::: DATA SHOWN
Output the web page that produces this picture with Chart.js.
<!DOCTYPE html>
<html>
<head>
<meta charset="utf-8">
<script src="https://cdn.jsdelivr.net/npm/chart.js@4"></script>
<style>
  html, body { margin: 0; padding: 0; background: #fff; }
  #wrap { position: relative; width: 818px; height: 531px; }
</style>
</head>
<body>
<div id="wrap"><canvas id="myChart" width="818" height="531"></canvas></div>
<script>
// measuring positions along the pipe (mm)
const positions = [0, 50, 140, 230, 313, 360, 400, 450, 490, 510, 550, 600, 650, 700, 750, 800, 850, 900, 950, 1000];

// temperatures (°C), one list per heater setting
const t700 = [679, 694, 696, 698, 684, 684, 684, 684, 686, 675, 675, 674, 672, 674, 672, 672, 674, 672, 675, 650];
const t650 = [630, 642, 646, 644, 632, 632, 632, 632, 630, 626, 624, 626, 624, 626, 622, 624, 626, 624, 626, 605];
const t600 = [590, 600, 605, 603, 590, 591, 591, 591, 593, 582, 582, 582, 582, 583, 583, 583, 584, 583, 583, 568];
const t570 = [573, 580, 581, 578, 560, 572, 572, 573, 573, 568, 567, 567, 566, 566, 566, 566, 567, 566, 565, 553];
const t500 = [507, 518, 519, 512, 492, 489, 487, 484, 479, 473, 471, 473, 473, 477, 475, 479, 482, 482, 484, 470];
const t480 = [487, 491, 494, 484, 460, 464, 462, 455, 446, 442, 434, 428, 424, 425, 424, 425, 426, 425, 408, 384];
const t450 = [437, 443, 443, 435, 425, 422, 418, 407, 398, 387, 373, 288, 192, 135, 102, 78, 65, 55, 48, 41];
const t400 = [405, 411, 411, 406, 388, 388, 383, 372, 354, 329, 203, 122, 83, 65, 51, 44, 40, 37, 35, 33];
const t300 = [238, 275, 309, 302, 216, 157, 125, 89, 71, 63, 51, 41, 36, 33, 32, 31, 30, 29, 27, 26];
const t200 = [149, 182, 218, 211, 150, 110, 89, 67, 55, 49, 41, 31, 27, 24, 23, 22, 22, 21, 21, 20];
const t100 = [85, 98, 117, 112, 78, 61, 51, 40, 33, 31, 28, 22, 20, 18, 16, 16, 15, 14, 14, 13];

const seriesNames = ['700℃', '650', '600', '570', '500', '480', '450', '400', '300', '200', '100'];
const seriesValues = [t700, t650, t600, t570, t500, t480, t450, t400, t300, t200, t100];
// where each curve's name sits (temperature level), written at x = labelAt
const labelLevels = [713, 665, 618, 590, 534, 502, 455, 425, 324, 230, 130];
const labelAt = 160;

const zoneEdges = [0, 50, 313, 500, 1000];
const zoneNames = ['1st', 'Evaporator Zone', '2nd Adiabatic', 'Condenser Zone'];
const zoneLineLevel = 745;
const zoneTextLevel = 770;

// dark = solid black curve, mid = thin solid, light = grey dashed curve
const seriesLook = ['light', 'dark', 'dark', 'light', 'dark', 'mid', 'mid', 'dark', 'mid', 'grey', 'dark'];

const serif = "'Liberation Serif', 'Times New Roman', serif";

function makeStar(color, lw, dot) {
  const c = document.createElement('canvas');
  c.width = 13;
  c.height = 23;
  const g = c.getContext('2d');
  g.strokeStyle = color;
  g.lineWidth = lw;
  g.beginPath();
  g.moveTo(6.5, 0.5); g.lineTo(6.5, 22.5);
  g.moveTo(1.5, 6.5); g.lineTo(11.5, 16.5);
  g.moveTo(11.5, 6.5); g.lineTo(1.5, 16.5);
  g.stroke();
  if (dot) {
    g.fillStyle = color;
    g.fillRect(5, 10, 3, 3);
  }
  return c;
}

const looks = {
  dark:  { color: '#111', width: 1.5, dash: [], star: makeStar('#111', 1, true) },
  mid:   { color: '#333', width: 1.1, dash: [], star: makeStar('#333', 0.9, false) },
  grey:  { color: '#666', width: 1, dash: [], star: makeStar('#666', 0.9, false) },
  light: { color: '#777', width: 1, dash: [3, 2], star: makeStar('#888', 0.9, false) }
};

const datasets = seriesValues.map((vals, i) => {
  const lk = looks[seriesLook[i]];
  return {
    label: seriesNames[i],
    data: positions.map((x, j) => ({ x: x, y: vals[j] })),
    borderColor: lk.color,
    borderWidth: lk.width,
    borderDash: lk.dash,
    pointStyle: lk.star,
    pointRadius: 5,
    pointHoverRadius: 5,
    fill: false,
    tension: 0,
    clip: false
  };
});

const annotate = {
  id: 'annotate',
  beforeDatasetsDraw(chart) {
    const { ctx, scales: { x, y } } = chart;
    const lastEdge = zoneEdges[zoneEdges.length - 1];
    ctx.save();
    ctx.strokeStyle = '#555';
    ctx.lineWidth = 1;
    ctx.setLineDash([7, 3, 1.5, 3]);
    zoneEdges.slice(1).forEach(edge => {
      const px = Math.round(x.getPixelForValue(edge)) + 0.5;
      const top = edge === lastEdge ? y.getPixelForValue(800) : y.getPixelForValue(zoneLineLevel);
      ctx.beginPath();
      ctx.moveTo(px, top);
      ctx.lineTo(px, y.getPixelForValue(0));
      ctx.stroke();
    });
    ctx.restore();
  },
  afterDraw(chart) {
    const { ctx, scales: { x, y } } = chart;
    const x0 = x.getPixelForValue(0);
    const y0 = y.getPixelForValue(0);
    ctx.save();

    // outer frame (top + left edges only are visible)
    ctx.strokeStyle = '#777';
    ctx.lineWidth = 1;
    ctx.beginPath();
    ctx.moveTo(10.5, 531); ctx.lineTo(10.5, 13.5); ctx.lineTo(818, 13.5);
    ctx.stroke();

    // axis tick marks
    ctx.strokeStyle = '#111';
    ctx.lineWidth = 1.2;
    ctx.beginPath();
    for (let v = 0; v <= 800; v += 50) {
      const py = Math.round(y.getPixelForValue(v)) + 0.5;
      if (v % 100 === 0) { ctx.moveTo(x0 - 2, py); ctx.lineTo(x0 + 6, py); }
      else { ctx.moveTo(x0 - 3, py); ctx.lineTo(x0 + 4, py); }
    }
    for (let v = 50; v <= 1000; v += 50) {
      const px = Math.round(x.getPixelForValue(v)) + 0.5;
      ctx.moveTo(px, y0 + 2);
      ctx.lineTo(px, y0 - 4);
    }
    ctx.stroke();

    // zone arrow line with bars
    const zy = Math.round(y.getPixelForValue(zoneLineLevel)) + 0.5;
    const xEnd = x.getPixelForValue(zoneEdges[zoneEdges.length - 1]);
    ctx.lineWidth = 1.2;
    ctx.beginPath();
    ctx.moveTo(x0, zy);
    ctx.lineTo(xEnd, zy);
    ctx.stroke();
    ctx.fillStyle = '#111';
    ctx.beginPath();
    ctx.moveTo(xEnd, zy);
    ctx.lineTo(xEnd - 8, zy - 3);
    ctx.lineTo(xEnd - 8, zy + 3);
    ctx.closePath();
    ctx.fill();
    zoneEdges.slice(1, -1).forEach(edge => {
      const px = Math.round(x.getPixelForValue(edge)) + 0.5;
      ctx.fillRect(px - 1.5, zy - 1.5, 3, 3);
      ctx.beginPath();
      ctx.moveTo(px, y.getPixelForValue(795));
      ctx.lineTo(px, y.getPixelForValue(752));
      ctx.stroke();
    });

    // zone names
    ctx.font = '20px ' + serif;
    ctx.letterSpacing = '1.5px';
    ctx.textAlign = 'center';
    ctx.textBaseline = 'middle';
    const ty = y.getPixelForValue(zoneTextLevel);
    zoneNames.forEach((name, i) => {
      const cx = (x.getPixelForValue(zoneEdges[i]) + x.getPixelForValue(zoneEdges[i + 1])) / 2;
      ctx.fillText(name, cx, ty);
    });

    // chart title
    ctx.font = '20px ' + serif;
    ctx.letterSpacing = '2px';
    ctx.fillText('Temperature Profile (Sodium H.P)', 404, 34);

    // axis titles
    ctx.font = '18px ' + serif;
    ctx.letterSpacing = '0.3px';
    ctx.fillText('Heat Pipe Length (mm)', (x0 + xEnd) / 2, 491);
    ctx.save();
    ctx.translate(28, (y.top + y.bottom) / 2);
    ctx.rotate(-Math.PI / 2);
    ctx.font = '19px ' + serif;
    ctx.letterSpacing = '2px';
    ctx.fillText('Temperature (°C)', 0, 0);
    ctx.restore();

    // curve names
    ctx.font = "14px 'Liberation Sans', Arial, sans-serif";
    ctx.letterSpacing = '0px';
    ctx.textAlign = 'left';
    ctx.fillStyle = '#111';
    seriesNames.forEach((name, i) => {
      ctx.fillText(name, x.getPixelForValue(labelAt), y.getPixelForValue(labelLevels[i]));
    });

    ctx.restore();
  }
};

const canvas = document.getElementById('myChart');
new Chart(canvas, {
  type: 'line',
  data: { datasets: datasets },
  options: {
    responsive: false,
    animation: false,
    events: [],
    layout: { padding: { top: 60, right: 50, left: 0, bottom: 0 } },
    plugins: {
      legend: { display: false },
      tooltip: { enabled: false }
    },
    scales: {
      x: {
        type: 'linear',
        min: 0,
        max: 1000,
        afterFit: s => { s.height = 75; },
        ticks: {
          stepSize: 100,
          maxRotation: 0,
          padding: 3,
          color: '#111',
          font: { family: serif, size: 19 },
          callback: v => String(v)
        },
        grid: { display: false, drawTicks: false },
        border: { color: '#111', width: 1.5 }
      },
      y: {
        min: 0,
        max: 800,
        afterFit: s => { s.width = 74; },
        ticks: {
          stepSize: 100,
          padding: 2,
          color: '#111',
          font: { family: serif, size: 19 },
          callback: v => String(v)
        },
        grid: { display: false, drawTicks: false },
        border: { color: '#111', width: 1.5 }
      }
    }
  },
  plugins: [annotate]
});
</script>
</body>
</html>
::::::
AIM OF THE EXERCISE:
Starting at the top of the data above, repeat every line exactly until the line containing "900, 950, 1000];" has been given, then stop.

OUTPUT OF THE TASK:
Output the web page that produces this picture with Chart.js.
<!DOCTYPE html>
<html>
<head>
<meta charset="utf-8">
<script src="https://cdn.jsdelivr.net/npm/chart.js@4"></script>
<style>
  html, body { margin: 0; padding: 0; background: #fff; }
  #wrap { position: relative; width: 818px; height: 531px; }
</style>
</head>
<body>
<div id="wrap"><canvas id="myChart" width="818" height="531"></canvas></div>
<script>
// measuring positions along the pipe (mm)
const positions = [0, 50, 140, 230, 313, 360, 400, 450, 490, 510, 550, 600, 650, 700, 750, 800, 850, 900, 950, 1000];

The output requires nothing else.